An example in the python source of this approach being used is in urllib.

#2 Enforce Import Order

This is what mssaxm over at axialcorps.com recommends in a post titled 5 Simple Rules For Building Great Python Packages. This approach takes advantage of the special behavior of __init__.py while still keeping the file simple. This approach really shines if your sub-modules have some static initialization. For example, let's say a.py writes a config file when it is imported, and b.py reads from that file. We could have our __init__.py ensure that a.py is always run before b.py by having it's contents be:

import a
import b

Then when we run import foo.b, it is guaranteed that a.py would be executed before b.py. (This dependency example is a bit contrived; I do not mean to suggest that sub-modules should make a habit of writing out files on import.)

Since this approach does not allow non-import code in the __init__.py, it seems to suffer from the namespace issue described in #1 above. However, this can be circumvented by importing member from individual packages. For instance, if we had a my_func that we wanted to be able to access as import foo; foo.my_func(), we could put my_func in a.py and then have our __init__.py be from a import my_func.

An example of this approach being used is the fsq package described by in the post I mentioned above.

#3 Define API

In this approach, the __init__.py file houses the most visible functionality for the package.

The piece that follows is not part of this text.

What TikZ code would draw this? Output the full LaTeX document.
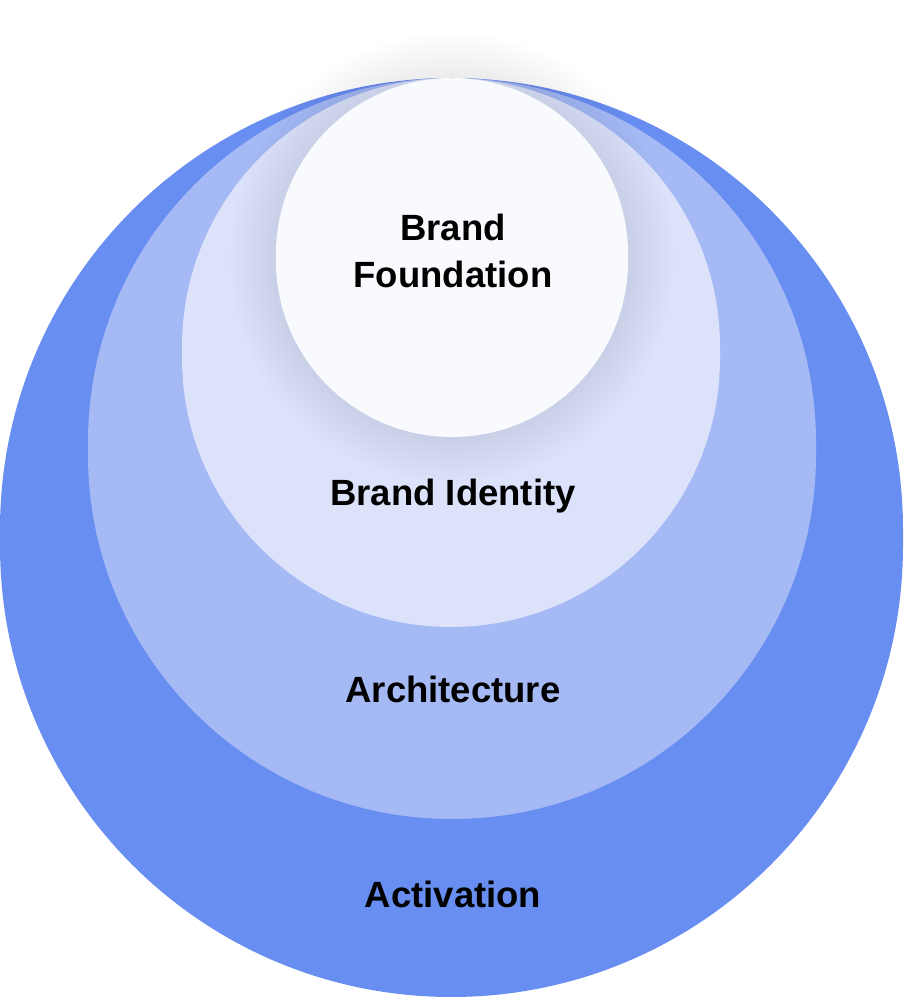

It pieces together the functionality from the sub-modules. This approach has the advantage of providing a good starting point to look into a package, and makes it clear what the top level functionality is.

The disadvantage is that your __init__.py file is more complicated. The more complicated it gets, and the more deeply nested your package structure gets, the greater the risk of this causing problems. Remember that importing a deeply nested package executes the __init__.py of every parent package.

Another disadvantage of this approach is that it can be difficult to decide what deserves to be in the __init__.py vs. in a sub-module. As the file gets bigger and more complex, a call will need to be made about when to pull things out.

An example of this approach in python library code is in the json module. The __init__.py file exposes the dump, dumps and loads functions which rely on functionality defined in sub-modules.

#4 The Whole Package

The final approach is to put the entire package in the __init__.py file. This can work well for small packages. It avoids needing to come up with a bunch of new names.

As the package gets larger however, a single file package can become unwieldy.

An example of this approach is collections module. (Although, technically it does have one sub-module.)

Conclusion

So what should you put in your __init__.py? It depends on the project. Hopefully the information in this post can help you assess the pro's and con's of each of these approaches. For a guide on other general things to think about, I found a guide called Structuring Your Project on python-guide.org to be very helpful.